• _STATED PROBLEM_
Extract the complete listing and output it unchanged.
(begin)
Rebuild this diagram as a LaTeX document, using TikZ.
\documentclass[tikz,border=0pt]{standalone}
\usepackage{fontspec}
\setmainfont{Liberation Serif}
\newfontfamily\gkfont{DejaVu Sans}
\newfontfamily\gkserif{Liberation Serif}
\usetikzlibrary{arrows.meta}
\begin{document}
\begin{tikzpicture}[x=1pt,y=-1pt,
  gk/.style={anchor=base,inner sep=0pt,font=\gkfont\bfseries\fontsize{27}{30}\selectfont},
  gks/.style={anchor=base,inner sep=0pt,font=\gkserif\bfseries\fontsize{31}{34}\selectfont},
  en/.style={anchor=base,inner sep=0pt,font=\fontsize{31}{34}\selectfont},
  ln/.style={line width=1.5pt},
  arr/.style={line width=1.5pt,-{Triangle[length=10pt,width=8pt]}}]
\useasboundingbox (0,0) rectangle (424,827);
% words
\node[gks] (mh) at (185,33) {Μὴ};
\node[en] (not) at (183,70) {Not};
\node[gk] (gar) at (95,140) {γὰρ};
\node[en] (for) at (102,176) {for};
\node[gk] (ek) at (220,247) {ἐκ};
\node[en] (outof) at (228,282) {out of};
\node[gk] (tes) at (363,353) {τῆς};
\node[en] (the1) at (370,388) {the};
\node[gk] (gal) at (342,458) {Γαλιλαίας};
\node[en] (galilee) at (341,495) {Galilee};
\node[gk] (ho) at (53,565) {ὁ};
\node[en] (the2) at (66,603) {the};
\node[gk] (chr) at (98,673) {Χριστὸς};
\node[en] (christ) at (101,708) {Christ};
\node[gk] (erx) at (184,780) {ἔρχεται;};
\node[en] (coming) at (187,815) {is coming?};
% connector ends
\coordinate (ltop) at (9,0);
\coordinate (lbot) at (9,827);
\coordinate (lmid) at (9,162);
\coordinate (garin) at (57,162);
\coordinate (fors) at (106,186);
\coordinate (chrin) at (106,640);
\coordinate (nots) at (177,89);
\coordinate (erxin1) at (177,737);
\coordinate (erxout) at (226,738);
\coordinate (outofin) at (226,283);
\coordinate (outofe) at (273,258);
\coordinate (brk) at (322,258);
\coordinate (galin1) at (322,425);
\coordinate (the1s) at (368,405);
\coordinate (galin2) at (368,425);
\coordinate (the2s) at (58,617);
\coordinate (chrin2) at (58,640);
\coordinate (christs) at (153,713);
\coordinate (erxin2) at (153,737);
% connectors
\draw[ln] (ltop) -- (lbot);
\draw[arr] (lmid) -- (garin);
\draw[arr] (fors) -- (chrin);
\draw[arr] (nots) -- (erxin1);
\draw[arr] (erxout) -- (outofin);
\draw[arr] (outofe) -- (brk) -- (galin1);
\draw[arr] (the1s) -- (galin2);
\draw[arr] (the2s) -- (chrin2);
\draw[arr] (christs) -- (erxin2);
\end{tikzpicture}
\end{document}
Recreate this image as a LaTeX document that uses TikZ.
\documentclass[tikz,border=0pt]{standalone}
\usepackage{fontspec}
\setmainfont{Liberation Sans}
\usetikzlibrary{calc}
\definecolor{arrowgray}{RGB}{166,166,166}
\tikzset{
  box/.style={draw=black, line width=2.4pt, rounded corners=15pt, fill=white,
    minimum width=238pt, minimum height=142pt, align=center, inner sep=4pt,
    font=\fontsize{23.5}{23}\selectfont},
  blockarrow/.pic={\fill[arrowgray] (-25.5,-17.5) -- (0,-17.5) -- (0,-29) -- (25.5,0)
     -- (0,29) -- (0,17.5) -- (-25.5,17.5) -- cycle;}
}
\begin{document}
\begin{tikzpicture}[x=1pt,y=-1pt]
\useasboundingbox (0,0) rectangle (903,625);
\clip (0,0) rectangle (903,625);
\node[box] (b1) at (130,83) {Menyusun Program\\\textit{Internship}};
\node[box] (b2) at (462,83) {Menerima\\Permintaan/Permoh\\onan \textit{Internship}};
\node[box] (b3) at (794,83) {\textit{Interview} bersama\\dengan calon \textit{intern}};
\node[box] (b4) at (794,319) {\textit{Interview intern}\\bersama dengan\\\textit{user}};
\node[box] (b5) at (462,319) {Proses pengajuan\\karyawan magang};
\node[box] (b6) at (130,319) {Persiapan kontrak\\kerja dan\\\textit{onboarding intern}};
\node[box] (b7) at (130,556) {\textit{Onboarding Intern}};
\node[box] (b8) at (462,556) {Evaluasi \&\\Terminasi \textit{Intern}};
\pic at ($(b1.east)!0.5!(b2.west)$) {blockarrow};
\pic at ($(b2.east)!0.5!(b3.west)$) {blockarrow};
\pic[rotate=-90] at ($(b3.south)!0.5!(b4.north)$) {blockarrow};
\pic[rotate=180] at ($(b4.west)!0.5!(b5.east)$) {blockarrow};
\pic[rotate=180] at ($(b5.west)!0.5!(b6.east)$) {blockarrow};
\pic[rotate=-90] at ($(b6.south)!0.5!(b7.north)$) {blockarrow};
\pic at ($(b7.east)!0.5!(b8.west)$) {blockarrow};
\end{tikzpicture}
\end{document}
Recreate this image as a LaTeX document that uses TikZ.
(end)
• _SOLUTION TO THE PROBLEM_
Rebuild this diagram as a LaTeX document, using TikZ.
\documentclass[tikz,border=0pt]{standalone}
\usepackage{fontspec}
\setmainfont{Liberation Serif}
\newfontfamily\gkfont{DejaVu Sans}
\newfontfamily\gkserif{Liberation Serif}
\usetikzlibrary{arrows.meta}
\begin{document}
\begin{tikzpicture}[x=1pt,y=-1pt,
  gk/.style={anchor=base,inner sep=0pt,font=\gkfont\bfseries\fontsize{27}{30}\selectfont},
  gks/.style={anchor=base,inner sep=0pt,font=\gkserif\bfseries\fontsize{31}{34}\selectfont},
  en/.style={anchor=base,inner sep=0pt,font=\fontsize{31}{34}\selectfont},
  ln/.style={line width=1.5pt},
  arr/.style={line width=1.5pt,-{Triangle[length=10pt,width=8pt]}}]
\useasboundingbox (0,0) rectangle (424,827);
% words
\node[gks] (mh) at (185,33) {Μὴ};
\node[en] (not) at (183,70) {Not};
\node[gk] (gar) at (95,140) {γὰρ};
\node[en] (for) at (102,176) {for};
\node[gk] (ek) at (220,247) {ἐκ};
\node[en] (outof) at (228,282) {out of};
\node[gk] (tes) at (363,353) {τῆς};
\node[en] (the1) at (370,388) {the};
\node[gk] (gal) at (342,458) {Γαλιλαίας};
\node[en] (galilee) at (341,495) {Galilee};
\node[gk] (ho) at (53,565) {ὁ};
\node[en] (the2) at (66,603) {the};
\node[gk] (chr) at (98,673) {Χριστὸς};
\node[en] (christ) at (101,708) {Christ};
\node[gk] (erx) at (184,780) {ἔρχεται;};
\node[en] (coming) at (187,815) {is coming?};
% connector ends
\coordinate (ltop) at (9,0);
\coordinate (lbot) at (9,827);
\coordinate (lmid) at (9,162);
\coordinate (garin) at (57,162);
\coordinate (fors) at (106,186);
\coordinate (chrin) at (106,640);
\coordinate (nots) at (177,89);
\coordinate (erxin1) at (177,737);
\coordinate (erxout) at (226,738);
\coordinate (outofin) at (226,283);
\coordinate (outofe) at (273,258);
\coordinate (brk) at (322,258);
\coordinate (galin1) at (322,425);
\coordinate (the1s) at (368,405);
\coordinate (galin2) at (368,425);
\coordinate (the2s) at (58,617);
\coordinate (chrin2) at (58,640);
\coordinate (christs) at (153,713);
\coordinate (erxin2) at (153,737);
% connectors
\draw[ln] (ltop) -- (lbot);
\draw[arr] (lmid) -- (garin);
\draw[arr] (fors) -- (chrin);
\draw[arr] (nots) -- (erxin1);
\draw[arr] (erxout) -- (outofin);
\draw[arr] (outofe) -- (brk) -- (galin1);
\draw[arr] (the1s) -- (galin2);
\draw[arr] (the2s) -- (chrin2);
\draw[arr] (christs) -- (erxin2);
\end{tikzpicture}
\end{document}
Recreate this image as a LaTeX document that uses TikZ.
\documentclass[tikz,border=0pt]{standalone}
\usepackage{fontspec}
\setmainfont{Liberation Sans}
\usetikzlibrary{calc}
\definecolor{arrowgray}{RGB}{166,166,166}
\tikzset{
  box/.style={draw=black, line width=2.4pt, rounded corners=15pt, fill=white,
    minimum width=238pt, minimum height=142pt, align=center, inner sep=4pt,
    font=\fontsize{23.5}{23}\selectfont},
  blockarrow/.pic={\fill[arrowgray] (-25.5,-17.5) -- (0,-17.5) -- (0,-29) -- (25.5,0)
     -- (0,29) -- (0,17.5) -- (-25.5,17.5) -- cycle;}
}
\begin{document}
\begin{tikzpicture}[x=1pt,y=-1pt]
\useasboundingbox (0,0) rectangle (903,625);
\clip (0,0) rectangle (903,625);
\node[box] (b1) at (130,83) {Menyusun Program\\\textit{Internship}};
\node[box] (b2) at (462,83) {Menerima\\Permintaan/Permoh\\onan \textit{Internship}};
\node[box] (b3) at (794,83) {\textit{Interview} bersama\\dengan calon \textit{intern}};
\node[box] (b4) at (794,319) {\textit{Interview intern}\\bersama dengan\\\textit{user}};
\node[box] (b5) at (462,319) {Proses pengajuan\\karyawan magang};
\node[box] (b6) at (130,319) {Persiapan kontrak\\kerja dan\\\textit{onboarding intern}};
\node[box] (b7) at (130,556) {\textit{Onboarding Intern}};
\node[box] (b8) at (462,556) {Evaluasi \&\\Terminasi \textit{Intern}};
\pic at ($(b1.east)!0.5!(b2.west)$) {blockarrow};
\pic at ($(b2.east)!0.5!(b3.west)$) {blockarrow};
\pic[rotate=-90] at ($(b3.south)!0.5!(b4.north)$) {blockarrow};
\pic[rotate=180] at ($(b4.west)!0.5!(b5.east)$) {blockarrow};
\pic[rotate=180] at ($(b5.west)!0.5!(b6.east)$) {blockarrow};
\pic[rotate=-90] at ($(b6.south)!0.5!(b7.north)$) {blockarrow};
\pic at ($(b7.east)!0.5!(b8.west)$) {blockarrow};
\end{tikzpicture}
\end{document}
Recreate this image as a LaTeX document that uses TikZ.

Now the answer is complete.